— begin Available data —
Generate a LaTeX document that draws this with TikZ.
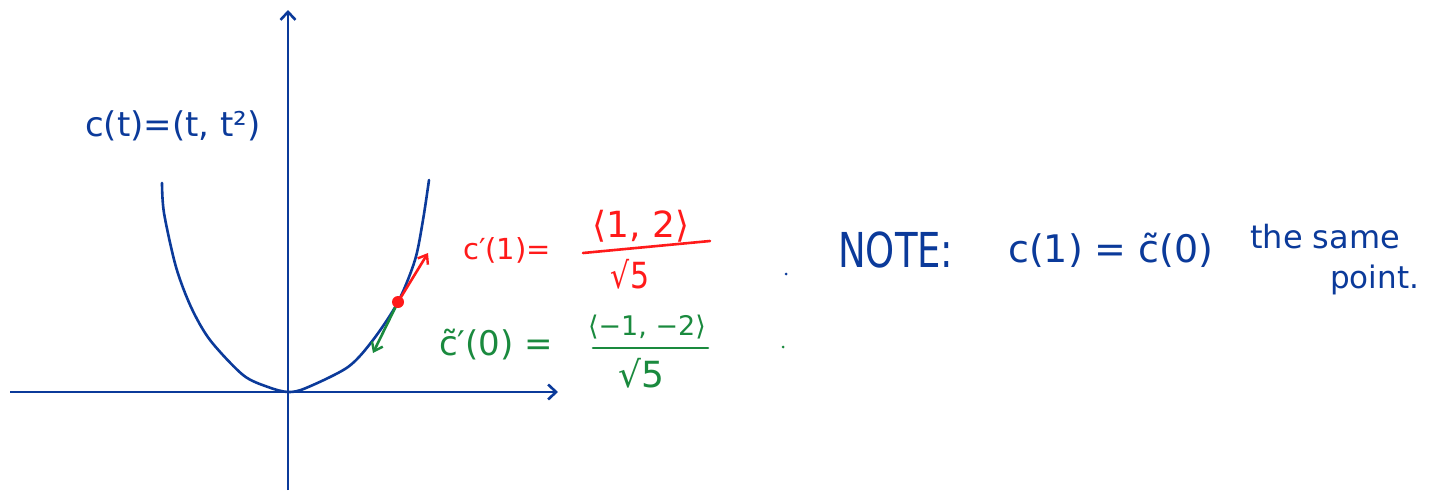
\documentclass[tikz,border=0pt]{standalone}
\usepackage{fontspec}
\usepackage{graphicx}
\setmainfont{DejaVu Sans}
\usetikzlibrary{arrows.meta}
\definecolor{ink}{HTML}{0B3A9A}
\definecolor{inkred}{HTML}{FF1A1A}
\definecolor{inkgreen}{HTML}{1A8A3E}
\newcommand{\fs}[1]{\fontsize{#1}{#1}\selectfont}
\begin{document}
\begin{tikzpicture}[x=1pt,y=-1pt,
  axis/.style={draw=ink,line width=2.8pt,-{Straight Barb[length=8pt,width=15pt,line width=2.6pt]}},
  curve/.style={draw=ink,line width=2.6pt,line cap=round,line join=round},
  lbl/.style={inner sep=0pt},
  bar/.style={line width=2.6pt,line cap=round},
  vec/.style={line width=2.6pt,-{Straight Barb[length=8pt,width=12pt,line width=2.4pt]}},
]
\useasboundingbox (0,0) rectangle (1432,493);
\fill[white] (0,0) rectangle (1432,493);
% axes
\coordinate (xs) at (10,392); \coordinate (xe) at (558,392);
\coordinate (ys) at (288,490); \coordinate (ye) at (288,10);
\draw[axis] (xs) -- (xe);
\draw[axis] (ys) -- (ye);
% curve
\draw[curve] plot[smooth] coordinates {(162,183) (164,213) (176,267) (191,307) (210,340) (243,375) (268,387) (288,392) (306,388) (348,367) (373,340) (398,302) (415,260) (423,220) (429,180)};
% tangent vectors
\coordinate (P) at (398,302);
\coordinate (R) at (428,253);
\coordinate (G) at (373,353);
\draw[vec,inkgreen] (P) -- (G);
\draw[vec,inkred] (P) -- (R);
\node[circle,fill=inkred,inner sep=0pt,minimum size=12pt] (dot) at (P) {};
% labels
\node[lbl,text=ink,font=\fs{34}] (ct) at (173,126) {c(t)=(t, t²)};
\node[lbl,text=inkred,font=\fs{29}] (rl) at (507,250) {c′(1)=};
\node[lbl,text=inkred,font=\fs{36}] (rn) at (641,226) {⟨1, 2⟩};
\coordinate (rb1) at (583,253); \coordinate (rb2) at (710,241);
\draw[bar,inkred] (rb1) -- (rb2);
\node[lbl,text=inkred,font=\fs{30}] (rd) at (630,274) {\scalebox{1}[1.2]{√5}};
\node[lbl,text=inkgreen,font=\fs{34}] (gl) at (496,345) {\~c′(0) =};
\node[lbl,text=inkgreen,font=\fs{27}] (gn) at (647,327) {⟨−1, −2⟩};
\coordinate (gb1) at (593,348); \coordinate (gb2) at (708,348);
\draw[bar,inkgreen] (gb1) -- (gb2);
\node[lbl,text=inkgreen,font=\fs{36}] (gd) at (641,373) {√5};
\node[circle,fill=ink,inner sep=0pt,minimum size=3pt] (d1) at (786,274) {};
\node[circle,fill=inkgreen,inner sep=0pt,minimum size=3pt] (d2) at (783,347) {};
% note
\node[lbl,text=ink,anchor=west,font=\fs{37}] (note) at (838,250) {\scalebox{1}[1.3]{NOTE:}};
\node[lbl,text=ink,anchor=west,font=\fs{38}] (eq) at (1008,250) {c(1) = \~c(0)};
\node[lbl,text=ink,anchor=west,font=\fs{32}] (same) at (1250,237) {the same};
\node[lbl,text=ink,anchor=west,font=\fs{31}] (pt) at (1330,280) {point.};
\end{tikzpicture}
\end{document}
— end Available data —
_What to do_
Copy out every line of the material above exactly, skipping the pictures.

_Solution to this task_
Generate a LaTeX document that draws this with TikZ.
\documentclass[tikz,border=0pt]{standalone}
\usepackage{fontspec}
\usepackage{graphicx}
\setmainfont{DejaVu Sans}
\usetikzlibrary{arrows.meta}
\definecolor{ink}{HTML}{0B3A9A}
\definecolor{inkred}{HTML}{FF1A1A}
\definecolor{inkgreen}{HTML}{1A8A3E}
\newcommand{\fs}[1]{\fontsize{#1}{#1}\selectfont}
\begin{document}
\begin{tikzpicture}[x=1pt,y=-1pt,
  axis/.style={draw=ink,line width=2.8pt,-{Straight Barb[length=8pt,width=15pt,line width=2.6pt]}},
  curve/.style={draw=ink,line width=2.6pt,line cap=round,line join=round},
  lbl/.style={inner sep=0pt},
  bar/.style={line width=2.6pt,line cap=round},
  vec/.style={line width=2.6pt,-{Straight Barb[length=8pt,width=12pt,line width=2.4pt]}},
]
\useasboundingbox (0,0) rectangle (1432,493);
\fill[white] (0,0) rectangle (1432,493);
% axes
\coordinate (xs) at (10,392); \coordinate (xe) at (558,392);
\coordinate (ys) at (288,490); \coordinate (ye) at (288,10);
\draw[axis] (xs) -- (xe);
\draw[axis] (ys) -- (ye);
% curve
\draw[curve] plot[smooth] coordinates {(162,183) (164,213) (176,267) (191,307) (210,340) (243,375) (268,387) (288,392) (306,388) (348,367) (373,340) (398,302) (415,260) (423,220) (429,180)};
% tangent vectors
\coordinate (P) at (398,302);
\coordinate (R) at (428,253);
\coordinate (G) at (373,353);
\draw[vec,inkgreen] (P) -- (G);
\draw[vec,inkred] (P) -- (R);
\node[circle,fill=inkred,inner sep=0pt,minimum size=12pt] (dot) at (P) {};
% labels
\node[lbl,text=ink,font=\fs{34}] (ct) at (173,126) {c(t)=(t, t²)};
\node[lbl,text=inkred,font=\fs{29}] (rl) at (507,250) {c′(1)=};
\node[lbl,text=inkred,font=\fs{36}] (rn) at (641,226) {⟨1, 2⟩};
\coordinate (rb1) at (583,253); \coordinate (rb2) at (710,241);
\draw[bar,inkred] (rb1) -- (rb2);
\node[lbl,text=inkred,font=\fs{30}] (rd) at (630,274) {\scalebox{1}[1.2]{√5}};
\node[lbl,text=inkgreen,font=\fs{34}] (gl) at (496,345) {\~c′(0) =};
\node[lbl,text=inkgreen,font=\fs{27}] (gn) at (647,327) {⟨−1, −2⟩};
\coordinate (gb1) at (593,348); \coordinate (gb2) at (708,348);
\draw[bar,inkgreen] (gb1) -- (gb2);
\node[lbl,text=inkgreen,font=\fs{36}] (gd) at (641,373) {√5};
\node[circle,fill=ink,inner sep=0pt,minimum size=3pt] (d1) at (786,274) {};
\node[circle,fill=inkgreen,inner sep=0pt,minimum size=3pt] (d2) at (783,347) {};
% note
\node[lbl,text=ink,anchor=west,font=\fs{37}] (note) at (838,250) {\scalebox{1}[1.3]{NOTE:}};
\node[lbl,text=ink,anchor=west,font=\fs{38}] (eq) at (1008,250) {c(1) = \~c(0)};
\node[lbl,text=ink,anchor=west,font=\fs{32}] (same) at (1250,237) {the same};
\node[lbl,text=ink,anchor=west,font=\fs{31}] (pt) at (1330,280) {point.};
\end{tikzpicture}
\end{document}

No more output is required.